The enemy of our soul would have you in doubt and condemnation, but the
Lord tells us to give thanks in all things. Obviously this doesn' make
sense to the natural mind. The scripture that comes to mind is the
following from Philippians 3-13 through 16.
Brethren, I count not myself to have aprehended; but this one thing I
do, forgetting those things which are behind, and reaching forth unto those
things which are before, I press toward the mark for the prize of the high
calling of God in Christ Jesus. Let us therefore, as many as be perfect be
thus minded; and if in any thing you be otherwise minded, God shall reveal
even this unto you.
Vinny
----- Original Message -----
From: "Angel" <[log in to unmask]>
To: <[log in to unmask]>
Sent: Wednesday, December 06, 2006 1:45 AM
Subject: I request your prayers
I would like to ask your prayers. My son is 16 years old. He no longer
wants to go to mass, and he hangs around with the wrong crowd. I had to
appear with him Monday before a court officer because he was caught smoking,
he is under age, and with a counterfeit controlled substance. He had to
produce his report card from school. I didn't receive his last report card
due to a mix up. I asked the secretary for another. She sent it home. It
was the best report card he ever had. I promised him money if he brought
his grades up, formerly they were pretty bad. I was so proud. We presented
it to the court officer and he was amazed as he didn't see good cards often.
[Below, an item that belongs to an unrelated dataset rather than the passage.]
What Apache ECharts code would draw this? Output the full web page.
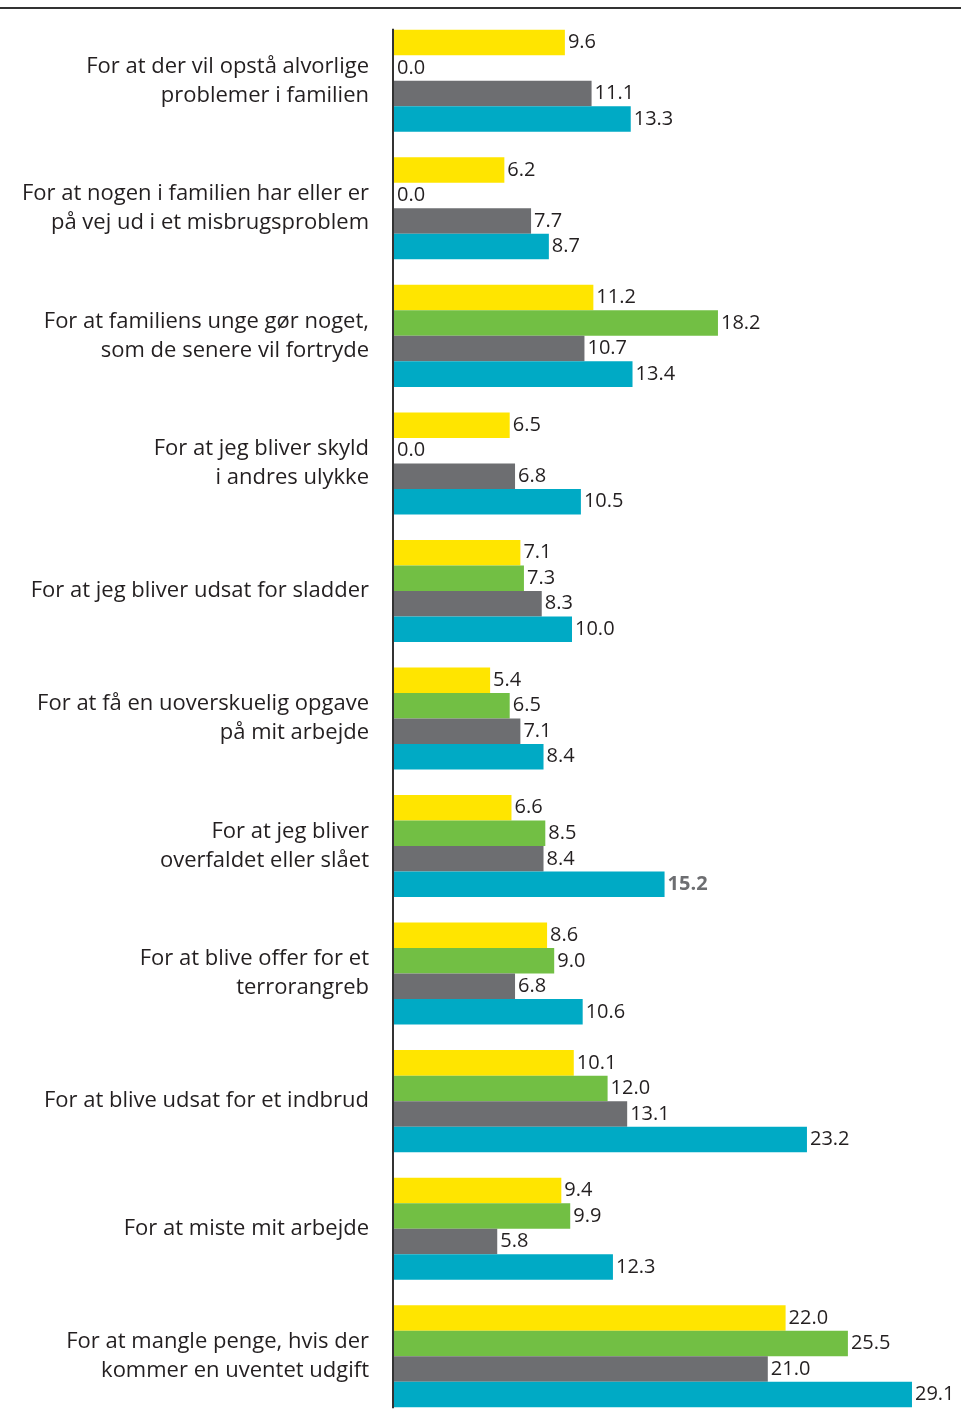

I was going to tell the officer how bad he had been, but, with that good
card I thought perhaps he was turning himself around and there was no real
need to do this. The same day his teacher phoned and said he was performing
badly and he was in danger of failing. I couldn't understand this given his
good report card. I even thought he might have counterfeited it. I
couldn't figure how this could be done as he didn't know the address of the
school or the proper spelling of the teacher or the principal's names. I
went to school today to determine why they both were saying he wasn't doing
well. The upshot was: He used my scanner to copy and change his grades. I
was so disappointed, and felt so foolish. Here I was trying to defend a boy
who was so obviously a fraud. He lies so much I can't really trust anything
he says, but as St. Paul says "love believes all things" I guess. It is
just that I know his potential and I know if he really tried he could do as
well as his phony grades indicated. Just last week he stopped seeing a few
of his bad friends and I thought he was turning himself around but, he still
insists his report card was the one given him by the school, and the
confusion was the fault of the schools. I keep thinking I must have failed
somewhere. People keep telling me I haven't and his bad behavior isn't
somehow my fault, but, I still think if I somehow did something differently
he would improve. If you ask him he will blame me for all he does. He uses
me as an excuse. I even do that. I really need prayers.